It’s another week in America. And it’s another predictable opportunity to reach the tipping point on gun violence.
Here’s my sharply worded memo to guns rights activists: this is not foreign policy trouble, or President Obama’s fault, or faith based in any way. This grew organically. Spare me the “good guy with a gun” bit. Some of these good guys are personal friends of mine and their emotional attachment to their guns truly makes me nervous. Their extreme form of expression costs them credibility, regularly.
The best news for the pro gun team is that gun control advocates keep making the same mistake.
The New York Times published a front page editorial for the first since 1920 on the topic. Surprise, surprise, the Times thinks our government is not doing enough to address this scourge in our culture. And in other news, I agree with them. However, the talk of anything that can be described as a confiscation program immediately is discarded by guns rights advocates and it ensures there won’t be any discussion of compromise as a result. This makes the entire column too easy to ignore. Nice try though.
The pro gun strategies of late are pretty obvious. Here is a flavor of how nervous the “guns for everyone” group is getting. The National Review published a column by John Lott on Thursday that included this nugget on background checks:
“these laws put a tax on guns and can prevent less affluent Americans from purchasing them. This disproportionately affects poor minorities who live in high-crime urban areas.”
Now the right wing wants to make sure the neighborhoods who will never vote for them are free from gun restrictions? They now care about “poor minorities?” I even had one of National Review’s leading cheerleaders defend this mind boggling statement directly to me. Save it. This one is pure comedy.

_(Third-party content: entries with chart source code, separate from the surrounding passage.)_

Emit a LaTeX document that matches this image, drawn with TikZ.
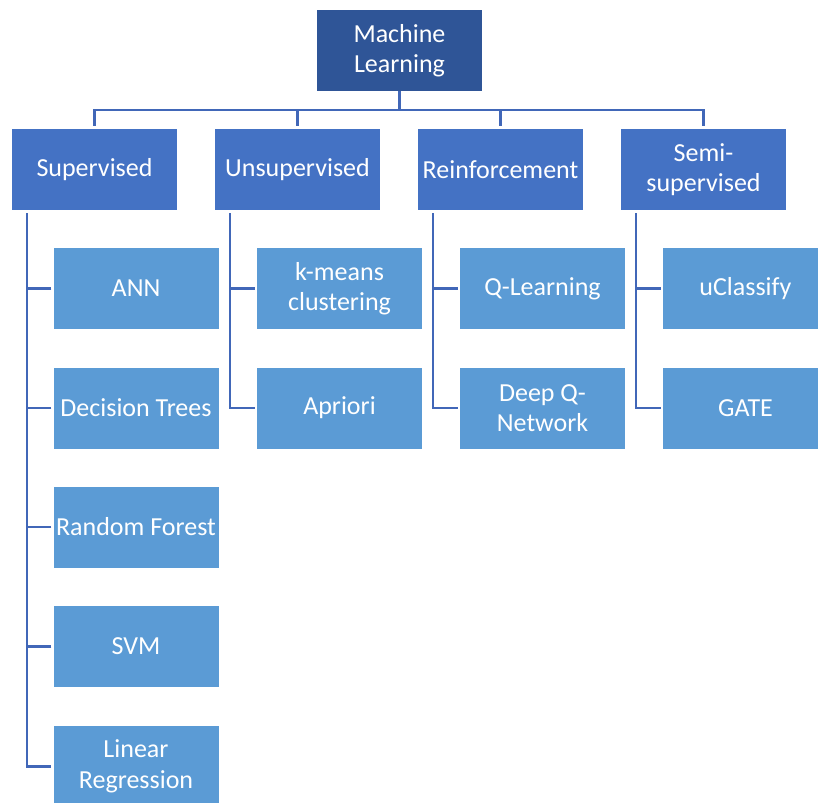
\documentclass[tikz,border=0pt]{standalone}
\usepackage{fontspec}
\setmainfont{Carlito}
\definecolor{rootblue}{HTML}{2F5597}
\definecolor{catblue}{HTML}{4472C4}
\definecolor{leafblue}{HTML}{5B9BD5}
\definecolor{linkblue}{HTML}{4167B8}
\begin{document}
\begin{tikzpicture}[x=1pt,y=-1pt,
  box/.style={rectangle, minimum width=165pt, minimum height=81pt, inner sep=2pt,
    align=center, text=white, font=\fontsize{26}{30.5}\selectfont},
  root/.style={box, fill=rootblue},
  cat/.style={box, fill=catblue},
  leaf/.style={box, fill=leafblue},
  conn/.style={draw=linkblue, line width=2.5pt}]
\useasboundingbox (0,0) rectangle (818,802);
\clip (0,0) rectangle (818,802);

% top of the tree
\node[root] (ml) at (399.5,50.5) {Machine\\Learning};

% learning categories
\node[cat] (sup)   at (94.5,169.5)  {Supervised};
\node[cat] (unsup) at (297.5,169.5) {Unsupervised};
\node[cat] (reinf) at (500.5,169.5) {Reinforcement};
\node[cat] (semi)  at (703.5,169.5) {Semi-\\supervised};

% algorithms
\node[leaf] (ann) at (136,288.5) {ANN};
\node[leaf] (dt)  at (136,408)   {Decision Trees};
\node[leaf] (rf)  at (136,527)   {Random Forest};
\node[leaf] (svm) at (136,646.5) {SVM};
\node[leaf] (lr)  at (136,766.5) {Linear\\Regression};

\node[leaf] (km)  at (339.5,288.5) {k-means\\clustering};
\node[leaf] (apr) at (339.5,408)   {Apriori};

\node[leaf] (ql)  at (542.5,288.5) {Q-Learning};
\node[leaf] (dqn) at (542.5,408)   {Deep Q-\\Network};

\node[leaf] (ucl)  at (745.5,288.5) {uClassify};
\node[leaf] (gate) at (745.5,408)   {GATE};

% root to categories
\coordinate (bar) at (399.5,110);
\draw[conn] (ml.south) -- (bar);
\foreach \c in {sup,unsup,reinf,semi}
  \draw[conn] ([yshift=3pt]\c.north) |- (bar);

% category trunks and branches
\foreach \c/\last in {sup/lr,unsup/apr,reinf/dqn,semi/gate} {
  \coordinate (\c-t) at ([xshift=15pt,yshift=-3pt]\c.south west);
  \draw[conn] (\c-t) |- ([xshift=-2pt]\last.west);
}
\foreach \c/\l in {sup/ann,sup/dt,sup/rf,sup/svm,unsup/km,reinf/ql,semi/ucl}
  \draw[conn] ([xshift=-2pt]\l.west) -- (\c-t |- \l.west);
\end{tikzpicture}
\end{document}
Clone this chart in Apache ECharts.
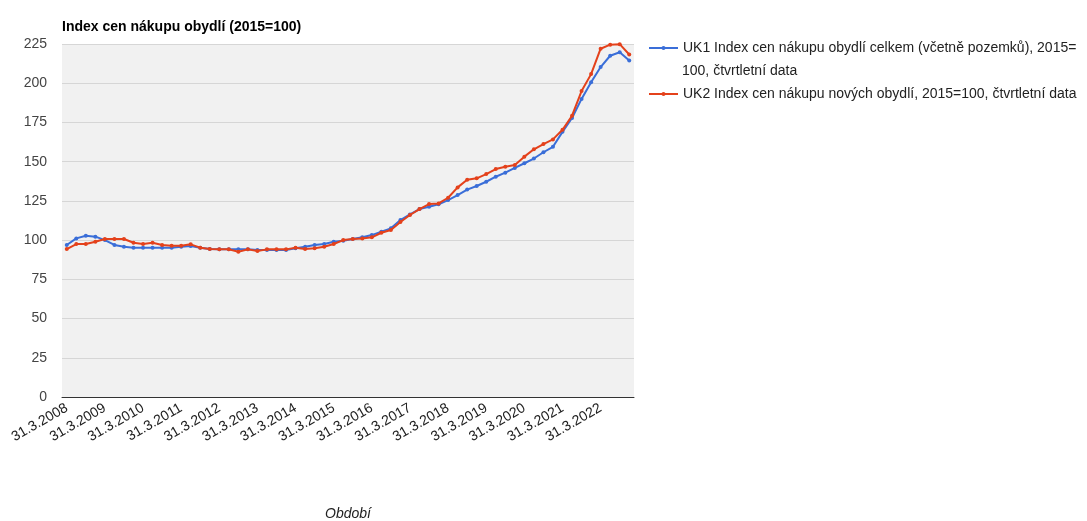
<!DOCTYPE html>
<html>
<head>
<meta charset="utf-8">
<title>Index cen nákupu obydlí (2015=100)</title>
<script src="https://cdn.jsdelivr.net/npm/echarts@6/dist/echarts.min.js"></script>
<style>
  html, body { margin: 0; padding: 0; background: #ffffff; }
  #chart { width: 1087px; height: 521px; }
</style>
</head>
<body>
<div id="chart"></div>
<script>
// Quarter-end dates 2008–2022 used as category labels
const years = [2008, 2009, 2010, 2011, 2012, 2013, 2014, 2015, 2016, 2017, 2018, 2019, 2020, 2021, 2022];
const quarterEnds = ['31.3.', '30.6.', '30.9.', '31.12.'];
const categories = years.flatMap(y => quarterEnds.map(q => q + y));

// UK1: index cen nákupu obydlí celkem (včetně pozemků), 2015=100
const uk1 = [
  96.9, 101.1, 102.8, 102.2,
  100.0, 96.9, 95.8, 95.2,
  95.2, 95.2, 95.2, 95.2,
  95.8, 96.2, 95.2, 94.3,
  94.1, 94.1, 94.1, 94.1,
  93.7, 93.7, 93.7, 93.7,
  94.8, 95.8, 96.9, 97.5,
  99.0, 99.6, 100.7, 101.8,
  103.2, 105.4, 107.5, 112.8,
  116.4, 119.8, 121.3, 122.8,
  125.5, 128.7, 132.2, 134.5,
  137.2, 140.4, 143.0, 146.0,
  149.0, 152.0, 156.0, 159.5,
  169.0, 177.8, 190.0, 200.6,
  210.3, 217.5, 219.7, 214.5
];

// UK2: index cen nákupu nových obydlí, 2015=100
const uk2 = [
  94.3, 97.5, 97.5, 99.0,
  100.7, 100.7, 100.7, 98.3,
  97.5, 98.3, 96.9, 96.4,
  96.4, 97.3, 95.2, 94.3,
  94.1, 94.1, 92.6, 94.1,
  93.0, 94.1, 94.1, 94.1,
  95.2, 94.3, 94.8, 95.8,
  97.5, 100.0, 100.7, 101.1,
  101.8, 104.7, 106.4, 111.5,
  116.0, 119.8, 123.0, 123.4,
  127.0, 133.6, 138.5, 139.4,
  142.1, 145.3, 146.8, 147.9,
  153.2, 157.9, 161.2, 164.2,
  170.3, 179.3, 195.0, 205.8,
  222.0, 224.6, 224.9, 218.3
];

const seriesNames = [
  'UK1 Index cen nákupu obydlí celkem (včetně pozemků), 2015=100, čtvrtletní data',
  'UK2 Index cen nákupu nových obydlí, 2015=100, čtvrtletní data'
];
// Legend text of the first series wraps onto a second line
const legendLines1 = ['UK1 Index cen nákupu obydlí celkem (včetně pozemků), 2015=', '100, čtvrtletní data'];

const yTicks = { min: 0, max: 225, interval: 25 };
const colors = ['#3a6ed8', '#e4411b'];
const fontFamily = '"Liberation Sans", Arial, sans-serif';
const fontSize = 14;

const chart = echarts.init(document.getElementById('chart'), null, { renderer: 'canvas' });

const legendBase = {
  left: 648,
  padding: 0,
  itemWidth: 29,
  itemHeight: 5,
  textStyle: { fontSize: fontSize, color: '#222', fontFamily: fontFamily }
};

chart.setOption({
  animation: false,
  color: colors,
  textStyle: { fontFamily: fontFamily },
  title: {
    text: 'Index cen nákupu obydlí (2015=100)',
    left: 62,
    top: 20,
    padding: 0,
    textStyle: { fontSize: fontSize, fontWeight: 'bold', color: '#000', fontFamily: fontFamily }
  },
  grid: {
    left: 62,
    right: 453,
    top: 44,
    bottom: 124,
    outerBoundsMode: 'none',
    containLabel: false,
    show: true,
    backgroundColor: '#f1f1f1',
    borderWidth: 0
  },
  legend: [
    Object.assign({}, legendBase, {
      data: [seriesNames[0]],
      top: 41,
      formatter: () => legendLines1[0]
    }),
    Object.assign({}, legendBase, {
      data: [seriesNames[1]],
      top: 87
    })
  ],
  graphic: [
    {
      type: 'text',
      left: 682,
      top: 64,
      style: { text: legendLines1[1], fontSize: fontSize, fill: '#222', fontFamily: fontFamily }
    }
  ],
  xAxis: {
    type: 'category',
    data: categories,
    boundaryGap: true,
    name: 'Období',
    nameLocation: 'middle',
    nameGap: 110,
    nameTextStyle: { fontSize: fontSize, fontStyle: 'italic', color: '#222', fontFamily: fontFamily },
    axisLine: { lineStyle: { color: '#333', width: 1 } },
    axisTick: { show: false },
    axisLabel: {
      interval: 3,
      rotate: 30,
      margin: 10,
      fontSize: fontSize,
      color: '#222',
      fontFamily: fontFamily
    },
    splitLine: { show: false }
  },
  yAxis: {
    type: 'value',
    min: yTicks.min,
    max: yTicks.max,
    interval: yTicks.interval,
    axisLine: { show: false },
    axisTick: { show: false },
    axisLabel: { fontSize: fontSize, color: '#444', margin: 15, fontFamily: fontFamily },
    splitLine: { lineStyle: { color: '#d6d6d6', width: 1 } }
  },
  series: [
    {
      name: seriesNames[0],
      type: 'line',
      data: uk1,
      symbol: 'circle',
      symbolSize: 4,
      showSymbol: true,
      lineStyle: { width: 2 },
      z: 2
    },
    {
      name: seriesNames[1],
      type: 'line',
      data: uk2,
      symbol: 'circle',
      symbolSize: 4,
      showSymbol: true,
      lineStyle: { width: 2 },
      z: 3
    }
  ]
});
</script>
</body>
</html>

The Washington Post of all papers even got in on the act this week. Calling a play right out of the NRA playbook, they published an article that detailed how gun violence has actually declined over the last thirty years. In it they gave their top five reasons for this elusive, mythical and statistical travesty. Sadly for the gun crowd though, the presence of more guns was not a reason listed.
By contrast earlier in the week, Matt Tully wrote an excellent piece for the Indianapolis Star. Again, excellent in that it points out some obvious points of logic regarding the entire debate. For example, he writes that eighty-five percent of Americans support universal background checks as a requirement to purchase firearms.
But the best part of his column was that it was pointed at gun control advocates directly when he scolded us for not doing enough to push our agenda. That is hitting the nail on the head. The NRA has paid for an uncompromising minority in the public and in the halls of government that has proven successful. They stay on message. They vote on the issue. Gun control people do not have the singleness of purpose they need.
And finally, a classic three year old column from the New Yorker made the rounds again this week as well. Adam Gopnik’s December 19, 2012 piece compared the deaths from gun violence in America to a town riddled with disease that depends on faith healing for a solution. It’s ironic how much praying went on in Congress this week, three years after Gopnik’s column. It was as if Congress tried to prove his foresight correct.
Even I have written some lovely and provocative columns on the topic, chalked full of solutions that have mainly only gotten me called names. The difference in my columns historically with those above is that I am only advocating one thing: that the guns rights people take one step our way. Let’s count that up again, shall we? I want one, that is zero plus one, total, steps my way.
That one step will be symbolic of something called a conversation. The continued uncompromising approach in the face of indisputable flaws in logic and public opinion will not serve the pro gun agenda forever. On the flip side, gun control people like me have not been very convincing yet either. Being unconvincing is the lowest of the low in my world.
The act of owning a gun for “self protection” in and of itself is an extreme act of expression. What does it express? Fear. Advocating a confiscation program is also an extreme expression, and it is clearly just another version of the same emotion: fear.
If we can at least agree on the fundamental source of this national crisis, maybe we can get started on real solutions. The Center for Disease Control wants to study gun violence as a public health problem. Can Republicans in Congress get behind that, or at least get out of the way?
Tomorrow is Pearl Harbor day. I was lucky enough to visit there yesterday. What the Japanese underestimated when attacking us 74 years ago, was the ability of America to unite. That appearance again hangs around our collective neck.
The things many of us fear most now reside within our borders. And the expression of that fear in our daily lives is threatening our security.
These extreme forms of expression are keeping us from talking with each other. And hopelessly keeping us apart from that prescious first step.